Un schéma du fonctionnement du dispositif : des balises infrarouges placées au niveau des artistes empêchent la caméra de fonctionner si celle-ci est braquée vers la scène.
brevet apple concert musée

“Il y a vraiment une crispation en ce moment sur ces questions de captation des images pendant les concerts.”

“Je trouve ça tout à fait effrayant, mais logique au regard de l’évolution des choses”, nous explique au téléphone Lionel Maurel, juriste et bibliothécaire, mais aussi membre du conseil d’orientation stratégique de La Quadrature du Net, une organisation de défense des droits et libertés des citoyens sur Internet.

“Il y a une forte demande en ce sens de la part des organisateurs de spectacles et de quelques artistes. Certains billets de spectacles comportent déjà des clauses indiquant qu’il est interdit d’enregistrer, et des artistes le font appliquer de manière très stricte – Adèle ou Taylor Swift par exemple. On a déjà vu Prince agir contre des individus qui avaient posté des extraits Vine de ses concerts, des vidéos de six secondes !”

“C’est ce qui s’appelle agir avant que l’acte ne soit commis, comme dans Minority Report.”

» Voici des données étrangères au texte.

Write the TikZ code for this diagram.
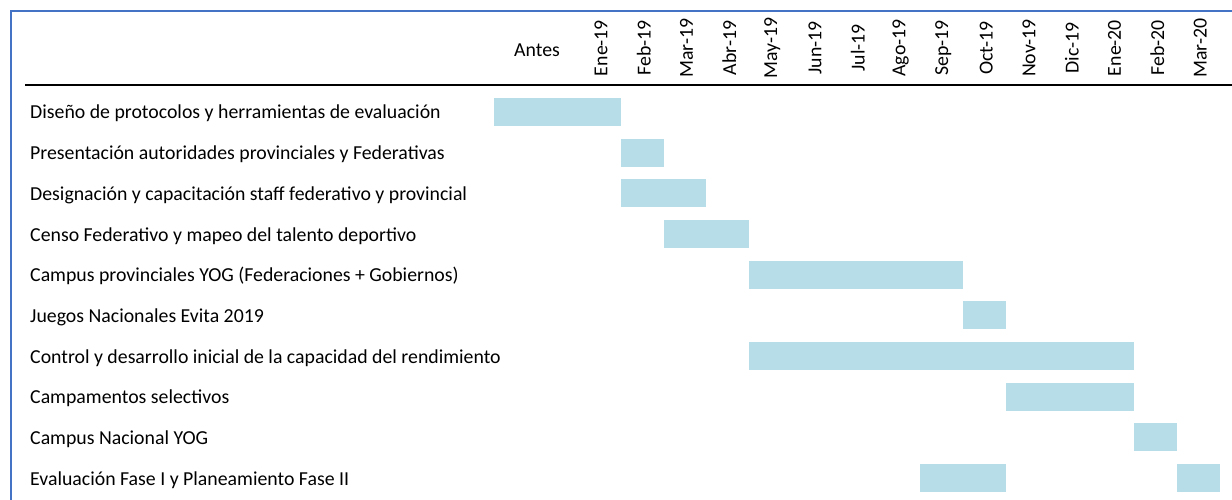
\documentclass[tikz,border=0pt]{standalone}
\usepackage{fontspec}
\setmainfont{Carlito}
\definecolor{barblue}{RGB}{183,221,232}
\definecolor{frameblue}{RGB}{68,114,196}
\begin{document}
\begin{tikzpicture}[x=1pt,y=-1pt,
  ganttbar/.style={fill=barblue,draw=none},
  task/.style={anchor=base west,inner sep=0pt,font=\fontsize{19.8}{22}\selectfont},
  month/.style={rotate=90,inner sep=0pt,font=\fontsize{19.8}{22}\selectfont},
  headline/.style={line width=2.2pt,black},
  frame/.style={line width=2pt,frameblue}]
\useasboundingbox (0,0) rectangle (1232,500);
\draw[frame] (10.5,520) -- (10.5,11.5) -- (1240,11.5);
\draw[headline] (25,85) -- (1232,85);
\node[task,anchor=base] (antes) at (537,57) {Antes};
\foreach \m [count=\i from 0] in {Ene-19,Feb-19,Mar-19,Abr-19,May-19,Jun-19,Jul-19,Ago-19,Sep-19,Oct-19,Nov-19,Dic-19,Ene-20,Feb-20,Mar-20}
  \node[month] (m\i) at ({578+42.8*\i+23},48) {\m};
\foreach \t [count=\r from 0] in {%
  {Diseño de protocolos y herramientas de evaluación},
  {Presentación autoridades provinciales y Federativas},
  {Designación y capacitación staff federativo y provincial},
  {Censo Federativo y mapeo del talento deportivo},
  {Campus provinciales YOG (Federaciones + Gobiernos)},
  {Juegos Nacionales Evita 2019},
  {Control y desarrollo inicial de la capacidad del rendimiento},
  {Campamentos selectivos},
  {Campus Nacional YOG},
  {Evaluación Fase I y Planeamiento Fase II}}
  \node[task] (t\r) at (30,{119+40.67*\r}) {\t};
% bars: row / start column / end column (column -2 = Antes)
\foreach \r/\a/\b in {0/-1.96/1,1/1/2,2/1/3,3/2/4,4/4/9,5/9/10,6/4/13,7/10/13,8/13/14,9/8/10,9/14/15}
  \fill[ganttbar] ({578+42.8*\a},{112+40.67*\r-14}) rectangle ({578+42.8*\b},{112+40.67*\r+14});
\end{tikzpicture}
\end{document}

Mais ce spécialiste du droit d’auteur voit plus large : “On retombe sur l’éternel problème des DRM [gestion des droits numériques, GDN en français], c’est-à-dire les systèmes de verrou technologique placés dans les appareils pour empêcher une utilisation illégale a priori et qu’on trouve généralement dans les e-books, les Blu-ray et les jeux vidéo, et qu’on a vu pendant longtemps dans la musique”, explique-t-il.

“Encore faut-il que ça bloque des procédés illégaux ! Car si le concert est bien une œuvre protégée par le droit d’auteur [la musique diffusée, la scénographie, etc.], il existe une exception dans la loi qui permet d’en faire des copies pour soi – en le filmant par exemple – de manière totalement légale. Ça s’appelle l’exception de copie privée.”

“Non seulement la copie privée est légale, mais en plus, on paye pour y avoir droit.”

Lionel Maurel pointe du doigt un autre problème, plus grave peut-être : “Lorsque l’exception de copie privée est arrivée en France, sous l’impulsion de Jack Lang dans les années 80, on a dû trouver un compromis : la redevance. A chaque fois que vous achetez un smartphone, vous ne le savez peut-être pas, mais vous payez un pourcentage qui va dans les caisses d’une société de gestion collective au profit des auteurs. Donc non seulement la copie privée est légale, mais en plus on paye pour y avoir droit”, détaille le conservateur des bibliothèques.

Danny O’Brien, de l’Electronic Frontier Fondation, a tenu à souligner les dérives qu’un tel dispositif pourrait amener : “C’est très inquiétant que l’on puisse proposer une technologie ôtant le pouvoir de l’utilisateur en le transférant à un tiers”, a-t-il expliqué à la chaîne américaine CBS. Pour lui, cette technologie pourrait facilement être hackée : “Quelque chose qui a été conçu pour vous empêcher de filmer les concerts peut être détourné afin de vous empêcher de filmer des violences policières.”

“Si le téléphone vous bloque dans un usage, c’est bien le téléphone qui vous contrôle.”

La commercialisation de ce dispositif ne semble heureusement pas prévue pour tout de suite. “La stratégie de ces firmes, c’est de déposer le plus de brevets possibles dans toutes les niches possibles, pour au final n’en utiliser qu’une partie. Ce n’est pas parce qu’Apple possède ce brevet qu’il va forcément le mettre en œuvre”, espère Lionel Maurel.